Exercise requirements
Below are some records; repeat them all exactly, minus the pictures.

Extracted records
==========
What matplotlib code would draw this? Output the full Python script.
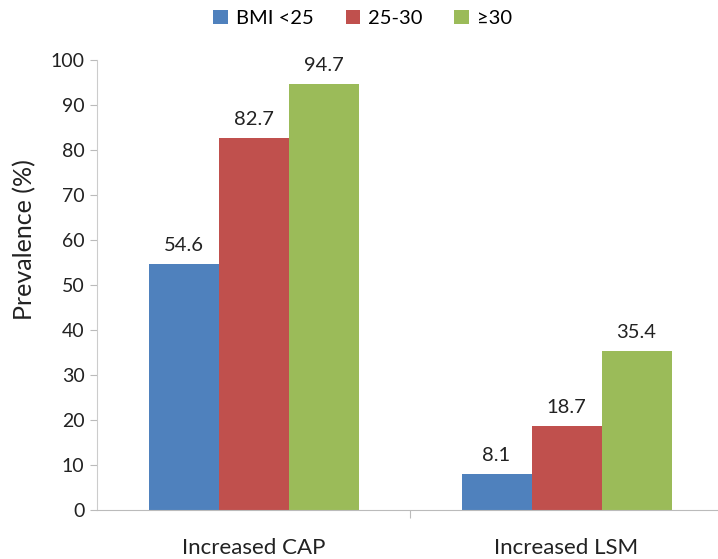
import numpy as np
import matplotlib.pyplot as plt

plt.rcParams['font.family'] = ['Lato', 'DejaVu Sans']

categories = ['Increased CAP', 'Increased LSM']
groups = ['BMI <25', '25-30', '≥30']
values = {
    'BMI <25': [54.6, 8.1],
    '25-30': [82.7, 18.7],
    '≥30': [94.7, 35.4],
}
colors = ['#4F81BD', '#C0504D', '#9BBB59']

W, H = 718, 559
fig = plt.figure(figsize=(W / 100, H / 100), dpi=100)

# axes box in pixel terms
left, right = 97, 718
bottom, top = 510, 60
ax = fig.add_axes([left / W, 1 - bottom / H, (right - left) / W, (bottom - top) / H])

cat_px = 313
x = np.arange(len(categories))
bw = 70 / cat_px

for i, (g, c) in enumerate(zip(groups, colors)):
    pos = x + (i - 1) * bw
    ax.bar(pos, values[g], width=bw, color=c, label=g)
    for xx, v in zip(pos, values[g]):
        ax.text(xx, v + 2.2, f'{v:.1f}', ha='center', va='bottom',
                fontsize=14.5, color='#222222')

ax.set_xlim(-0.5, -0.5 + (right - left) / cat_px)
ax.set_ylim(0, 100)
ax.set_yticks(np.arange(0, 101, 10))
ax.tick_params(axis='y', labelsize=14, colors='#222222', length=5,
               color='#BBBBBB', pad=4)

# category separators as major ticks, names as minor tick labels
ax.set_xticks([0.5])
ax.set_xticklabels([''])
ax.set_xticks(x, minor=True)
ax.set_xticklabels(categories, minor=True)
ax.tick_params(axis='x', which='major', length=6, color='#BBBBBB')
ax.tick_params(axis='x', which='minor', length=0, labelsize=16,
               colors='#222222', pad=20)

for s in ['top', 'right']:
    ax.spines[s].set_visible(False)
ax.spines['left'].set_color('#CCCCCC')
ax.spines['bottom'].set_color('#BBBBBB')

ax.set_ylabel('Prevalence (%)', fontsize=18, color='#222222')
ax.yaxis.set_label_coords(-0.097, 0.6)

fig.legend(loc='center', bbox_to_anchor=(0.505, 0.967), ncol=3, frameon=False,
           fontsize=14.5, handlelength=0.7, handleheight=0.7, handletextpad=0.4,
           columnspacing=1.6)

fig.savefig('out.png', dpi=100)
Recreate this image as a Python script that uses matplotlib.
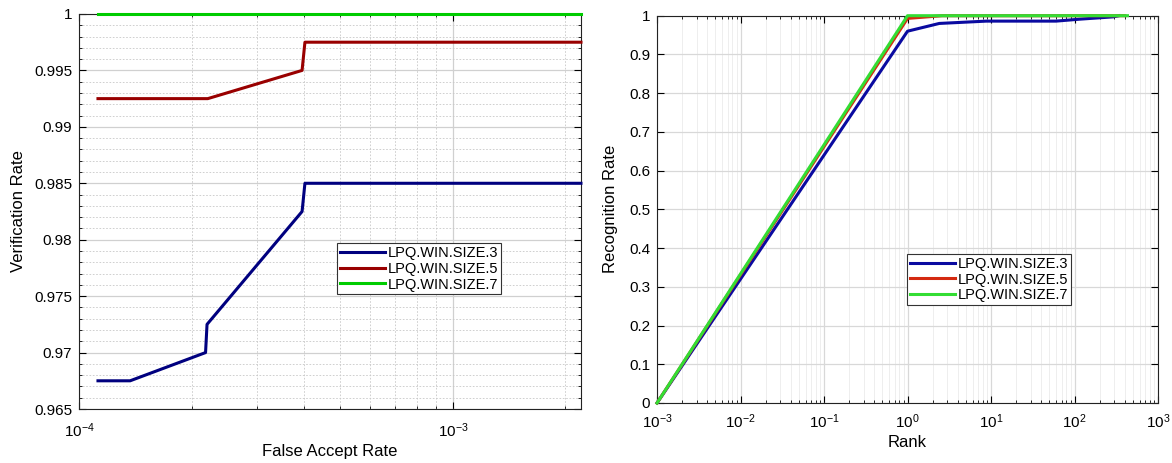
import matplotlib
matplotlib.use("Agg")
import matplotlib.pyplot as plt
from matplotlib.ticker import LogLocator, MultipleLocator, NullFormatter

plt.rcParams['font.family'] = ['Liberation Sans', 'DejaVu Sans']

labels = ["LPQ.WIN.SIZE.3", "LPQ.WIN.SIZE.5", "LPQ.WIN.SIZE.7"]

# Left: verification rate vs false accept rate
far_3 = [1.124e-4, 1.37e-4, 2.18e-4, 2.2e-4, 3.95e-4, 4.02e-4, 2.2e-3]
vr_3 = [0.9675, 0.9675, 0.970, 0.9725, 0.9825, 0.985, 0.985]
far_5 = [1.124e-4, 2.21e-4, 3.95e-4, 4.02e-4, 2.2e-3]
vr_5 = [0.9925, 0.9925, 0.995, 0.9975, 0.9975]
far_7 = [1.124e-4, 2.2e-3]
vr_7 = [1.0, 1.0]

# Right: recognition rate vs rank
rank_3 = [1e-3, 1.0, 2.4, 8.8, 60.0, 115.0, 290.0, 340.0]
rr_3 = [0.0, 0.96, 0.980, 0.986, 0.986, 0.991, 0.997, 1.0]
rank_5 = [1e-3, 1.0, 2.6, 400.0]
rr_5 = [0.0, 0.993, 1.0, 1.0]
rank_7 = [1e-3, 1.0, 430.0]
rr_7 = [0.0, 1.0, 1.0]

left_colors = ["#00007f", "#990000", "#00cc00"]
right_colors = ["#0a0aa0", "#d42a10", "#33dd33"]

fig = plt.figure(figsize=(11.72, 4.63), dpi=100)
ax1 = fig.add_axes([0.0674, 0.1166, 0.4283, 0.8532])
ax2 = fig.add_axes([0.5606, 0.1296, 0.4275, 0.8365])

for x, y, c, l in zip([far_3, far_5, far_7], [vr_3, vr_5, vr_7], left_colors, labels):
    ax1.plot(x, y, color=c, lw=2.2, label=l, clip_on=False, zorder=3)
ax1.set_xscale('log')
ax1.set_xlim(1e-4, 2.2e-3)
ax1.set_ylim(0.965, 1.0)
ax1.yaxis.set_minor_locator(MultipleLocator(0.001))
ax1.set_yticks([0.965, 0.97, 0.975, 0.98, 0.985, 0.99, 0.995, 1.0])
ax1.set_yticklabels(["0.965", "0.97", "0.975", "0.98", "0.985", "0.99", "0.995", "1"])
ax1.xaxis.set_major_locator(LogLocator(base=10, numticks=10))
ax1.xaxis.set_minor_locator(LogLocator(base=10, subs=range(2, 10), numticks=20))
ax1.xaxis.set_minor_formatter(NullFormatter())
ax1.grid(True, which='major', color='#d0d0d0', lw=0.9, ls='-')
ax1.grid(True, which='minor', color='#c8c8c8', lw=0.6, ls=(0, (2, 2)))
ax1.set_xlabel("False Accept Rate", fontsize=12, labelpad=3)
ax1.set_ylabel("Verification Rate", fontsize=12, labelpad=6)
leg1 = ax1.legend(loc='upper left', bbox_to_anchor=(0.514, 0.42), borderaxespad=0,
                  fontsize=10.5, fancybox=False, edgecolor='#333333', framealpha=1,
                  handlelength=3.1, handletextpad=0.2, borderpad=0.2, labelspacing=0.12)
leg1.get_frame().set_linewidth(0.8)

for x, y, c, l in zip([rank_3, rank_5, rank_7], [rr_3, rr_5, rr_7], right_colors, labels):
    ax2.plot(x, y, color=c, lw=2.2, label=l, clip_on=False, zorder=3)
ax2.set_xscale('log')
ax2.set_xlim(1e-3, 1e3)
ax2.set_ylim(0, 1)
ax2.set_yticks([i / 10 for i in range(11)])
ax2.set_yticklabels(["0", "0.1", "0.2", "0.3", "0.4", "0.5", "0.6", "0.7", "0.8", "0.9", "1"])
ax2.xaxis.set_major_locator(LogLocator(base=10, numticks=10))
ax2.xaxis.set_minor_locator(LogLocator(base=10, subs=range(2, 10), numticks=20))
ax2.xaxis.set_minor_formatter(NullFormatter())
ax2.grid(True, which='major', color='#d8d8d8', lw=0.9, ls='-')
ax2.grid(True, which='minor', axis='x', color='#ebebeb', lw=0.6, ls='-')
ax2.set_xlabel("Rank", fontsize=12, labelpad=3)
ax2.set_ylabel("Recognition Rate", fontsize=12, labelpad=8)
leg2 = ax2.legend(loc='upper left', bbox_to_anchor=(0.499, 0.385), borderaxespad=0,
                  fontsize=10.5, fancybox=False, edgecolor='#333333', framealpha=1,
                  handlelength=3.1, handletextpad=0.2, borderpad=0.2, labelspacing=0.12)
leg2.get_frame().set_linewidth(0.8)

for ax in (ax1, ax2):
    ax.tick_params(which='both', direction='in', top=True, right=True, labelsize=11)
    ax.tick_params(which='major', length=5)
    ax.tick_params(which='minor', length=2.5)
    ax.tick_params(axis='y', pad=5)
ax1.tick_params(axis='x', pad=9)
ax2.tick_params(axis='x', pad=7)
for ax in (ax1, ax2):
    for s in ax.spines.values():
        s.set_color('#222222')
        s.set_linewidth(0.8)
    ax.set_axisbelow(True)

fig.savefig("out.png", dpi=100)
==========
Expected output
What matplotlib code would draw this? Output the full Python script.
import numpy as np
import matplotlib.pyplot as plt

plt.rcParams['font.family'] = ['Lato', 'DejaVu Sans']

categories = ['Increased CAP', 'Increased LSM']
groups = ['BMI <25', '25-30', '≥30']
values = {
    'BMI <25': [54.6, 8.1],
    '25-30': [82.7, 18.7],
    '≥30': [94.7, 35.4],
}
colors = ['#4F81BD', '#C0504D', '#9BBB59']

W, H = 718, 559
fig = plt.figure(figsize=(W / 100, H / 100), dpi=100)

# axes box in pixel terms
left, right = 97, 718
bottom, top = 510, 60
ax = fig.add_axes([left / W, 1 - bottom / H, (right - left) / W, (bottom - top) / H])

cat_px = 313
x = np.arange(len(categories))
bw = 70 / cat_px

for i, (g, c) in enumerate(zip(groups, colors)):
    pos = x + (i - 1) * bw
    ax.bar(pos, values[g], width=bw, color=c, label=g)
    for xx, v in zip(pos, values[g]):
        ax.text(xx, v + 2.2, f'{v:.1f}', ha='center', va='bottom',
                fontsize=14.5, color='#222222')

ax.set_xlim(-0.5, -0.5 + (right - left) / cat_px)
ax.set_ylim(0, 100)
ax.set_yticks(np.arange(0, 101, 10))
ax.tick_params(axis='y', labelsize=14, colors='#222222', length=5,
               color='#BBBBBB', pad=4)

# category separators as major ticks, names as minor tick labels
ax.set_xticks([0.5])
ax.set_xticklabels([''])
ax.set_xticks(x, minor=True)
ax.set_xticklabels(categories, minor=True)
ax.tick_params(axis='x', which='major', length=6, color='#BBBBBB')
ax.tick_params(axis='x', which='minor', length=0, labelsize=16,
               colors='#222222', pad=20)

for s in ['top', 'right']:
    ax.spines[s].set_visible(False)
ax.spines['left'].set_color('#CCCCCC')
ax.spines['bottom'].set_color('#BBBBBB')

ax.set_ylabel('Prevalence (%)', fontsize=18, color='#222222')
ax.yaxis.set_label_coords(-0.097, 0.6)

fig.legend(loc='center', bbox_to_anchor=(0.505, 0.967), ncol=3, frameon=False,
           fontsize=14.5, handlelength=0.7, handleheight=0.7, handletextpad=0.4,
           columnspacing=1.6)

fig.savefig('out.png', dpi=100)
Recreate this image as a Python script that uses matplotlib.
import matplotlib
matplotlib.use("Agg")
import matplotlib.pyplot as plt
from matplotlib.ticker import LogLocator, MultipleLocator, NullFormatter

plt.rcParams['font.family'] = ['Liberation Sans', 'DejaVu Sans']

labels = ["LPQ.WIN.SIZE.3", "LPQ.WIN.SIZE.5", "LPQ.WIN.SIZE.7"]

# Left: verification rate vs false accept rate
far_3 = [1.124e-4, 1.37e-4, 2.18e-4, 2.2e-4, 3.95e-4, 4.02e-4, 2.2e-3]
vr_3 = [0.9675, 0.9675, 0.970, 0.9725, 0.9825, 0.985, 0.985]
far_5 = [1.124e-4, 2.21e-4, 3.95e-4, 4.02e-4, 2.2e-3]
vr_5 = [0.9925, 0.9925, 0.995, 0.9975, 0.9975]
far_7 = [1.124e-4, 2.2e-3]
vr_7 = [1.0, 1.0]

# Right: recognition rate vs rank
rank_3 = [1e-3, 1.0, 2.4, 8.8, 60.0, 115.0, 290.0, 340.0]
rr_3 = [0.0, 0.96, 0.980, 0.986, 0.986, 0.991, 0.997, 1.0]
rank_5 = [1e-3, 1.0, 2.6, 400.0]
rr_5 = [0.0, 0.993, 1.0, 1.0]
rank_7 = [1e-3, 1.0, 430.0]
rr_7 = [0.0, 1.0, 1.0]

left_colors = ["#00007f", "#990000", "#00cc00"]
right_colors = ["#0a0aa0", "#d42a10", "#33dd33"]

fig = plt.figure(figsize=(11.72, 4.63), dpi=100)
ax1 = fig.add_axes([0.0674, 0.1166, 0.4283, 0.8532])
ax2 = fig.add_axes([0.5606, 0.1296, 0.4275, 0.8365])

for x, y, c, l in zip([far_3, far_5, far_7], [vr_3, vr_5, vr_7], left_colors, labels):
    ax1.plot(x, y, color=c, lw=2.2, label=l, clip_on=False, zorder=3)
ax1.set_xscale('log')
ax1.set_xlim(1e-4, 2.2e-3)
ax1.set_ylim(0.965, 1.0)
ax1.yaxis.set_minor_locator(MultipleLocator(0.001))
ax1.set_yticks([0.965, 0.97, 0.975, 0.98, 0.985, 0.99, 0.995, 1.0])
ax1.set_yticklabels(["0.965", "0.97", "0.975", "0.98", "0.985", "0.99", "0.995", "1"])
ax1.xaxis.set_major_locator(LogLocator(base=10, numticks=10))
ax1.xaxis.set_minor_locator(LogLocator(base=10, subs=range(2, 10), numticks=20))
ax1.xaxis.set_minor_formatter(NullFormatter())
ax1.grid(True, which='major', color='#d0d0d0', lw=0.9, ls='-')
ax1.grid(True, which='minor', color='#c8c8c8', lw=0.6, ls=(0, (2, 2)))
ax1.set_xlabel("False Accept Rate", fontsize=12, labelpad=3)
ax1.set_ylabel("Verification Rate", fontsize=12, labelpad=6)
leg1 = ax1.legend(loc='upper left', bbox_to_anchor=(0.514, 0.42), borderaxespad=0,
                  fontsize=10.5, fancybox=False, edgecolor='#333333', framealpha=1,
                  handlelength=3.1, handletextpad=0.2, borderpad=0.2, labelspacing=0.12)
leg1.get_frame().set_linewidth(0.8)

for x, y, c, l in zip([rank_3, rank_5, rank_7], [rr_3, rr_5, rr_7], right_colors, labels):
    ax2.plot(x, y, color=c, lw=2.2, label=l, clip_on=False, zorder=3)
ax2.set_xscale('log')
ax2.set_xlim(1e-3, 1e3)
ax2.set_ylim(0, 1)
ax2.set_yticks([i / 10 for i in range(11)])
ax2.set_yticklabels(["0", "0.1", "0.2", "0.3", "0.4", "0.5", "0.6", "0.7", "0.8", "0.9", "1"])
ax2.xaxis.set_major_locator(LogLocator(base=10, numticks=10))
ax2.xaxis.set_minor_locator(LogLocator(base=10, subs=range(2, 10), numticks=20))
ax2.xaxis.set_minor_formatter(NullFormatter())
ax2.grid(True, which='major', color='#d8d8d8', lw=0.9, ls='-')
ax2.grid(True, which='minor', axis='x', color='#ebebeb', lw=0.6, ls='-')
ax2.set_xlabel("Rank", fontsize=12, labelpad=3)
ax2.set_ylabel("Recognition Rate", fontsize=12, labelpad=8)
leg2 = ax2.legend(loc='upper left', bbox_to_anchor=(0.499, 0.385), borderaxespad=0,
                  fontsize=10.5, fancybox=False, edgecolor='#333333', framealpha=1,
                  handlelength=3.1, handletextpad=0.2, borderpad=0.2, labelspacing=0.12)
leg2.get_frame().set_linewidth(0.8)

for ax in (ax1, ax2):
    ax.tick_params(which='both', direction='in', top=True, right=True, labelsize=11)
    ax.tick_params(which='major', length=5)
    ax.tick_params(which='minor', length=2.5)
    ax.tick_params(axis='y', pad=5)
ax1.tick_params(axis='x', pad=9)
ax2.tick_params(axis='x', pad=7)
for ax in (ax1, ax2):
    for s in ax.spines.values():
        s.set_color('#222222')
        s.set_linewidth(0.8)
    ax.set_axisbelow(True)

fig.savefig("out.png", dpi=100)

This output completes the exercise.